The volatility trigger tool calculates these levels based on historical IV patterns for each stock. It identifies the thresholds where volatility behavior historically changed — where IV reversed, accelerated, or entered a new range. These are not arbitrary levels; they are derived from actual market data and represent the boundaries between distinct volatility regimes. When current IV approaches a trigger level, it is a warning that the volatility character of the stock may be about to shift.
How to Trade Around Volatility Triggers
When IV is below the lower trigger, option premiums are historically cheap — a good environment for buying options. When IV is between the triggers, the stock is in its normal volatility range and standard strategies apply. When IV exceeds the upper trigger, premiums are historically expensive, which favors selling strategies. The most actionable moments come when IV is approaching a trigger level — these transition zones often precede significant changes in the stock's trading range.
Frequently Asked Questions About Volatility Triggers
How are volatility trigger levels calculated?
Trigger levels are derived from historical implied volatility data using statistical methods that identify where IV has historically reversed or accelerated. These are the inflection points where the market's volatility behavior changed in the past.

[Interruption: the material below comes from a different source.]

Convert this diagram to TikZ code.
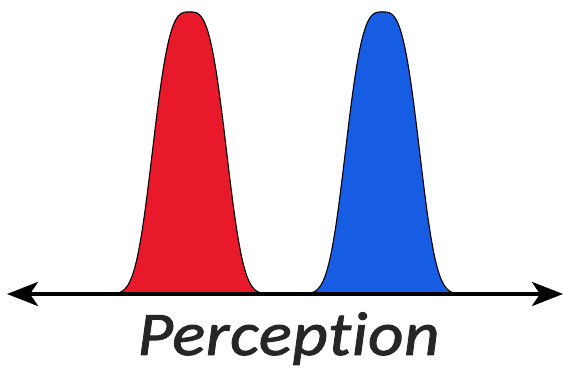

Can trigger levels change over time?
Yes. As new data accumulates and a stock's volatility characteristics evolve, trigger levels adjust. A stock that has become more volatile over recent months will see its trigger levels shift higher. The tool recalculates triggers using the most current data.
Disclaimer: Options trading involves substantial risk. Volatility trigger analysis is for educational and informational purposes only and should not be construed as financial advice.